Hi Jan. Late last year I got out of most of the "darling" stocks and put the money into under performing sectors including small-mid caps. Many of these looked like dogs - near their lows for the year. First I looked for sectors where the technical analysis showed they were bottoming. Because there was a huge divergence between the darling sectors and the have nots, there was a lot of tax-loss selling to compensate for the gains in the darlings. This caused the greatest market divergence in history to grow temporarily wider. Stocks I initially looked for had favorable chart patterns and then I screened for sales and earnings growth. These went up nicely at the first of the year and are looking good now that some attention is being paid to them: HIBB, FLYR, APOS, LVCI.

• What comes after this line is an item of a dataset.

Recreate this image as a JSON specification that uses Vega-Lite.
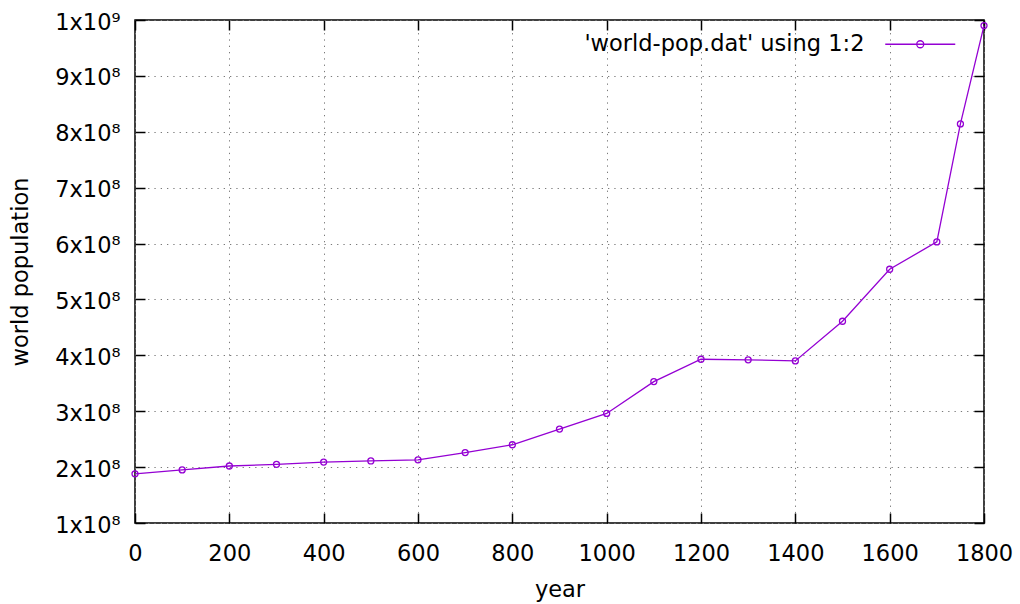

I am doing real-time scanning for gaps, volume surges, options volatility and chart patterns and then trading in and out and moving on to the next candidate. Some other things that have worked recently is playing on news, such as LU. If you are quick, you can get on the side of the market specialist and pick up an almost certain 6%-10%. I bought LU last week "on the print" at the open at 51 and turned it for a profit a few minutes latter for 54. That was possible because the trade imbalance allowed the specialist to set the open lower than the market. They do that because they are the "buyers of last resort" and must buy the market orders at some price.

My advice might not help you much because so much depends on when you buy and sell.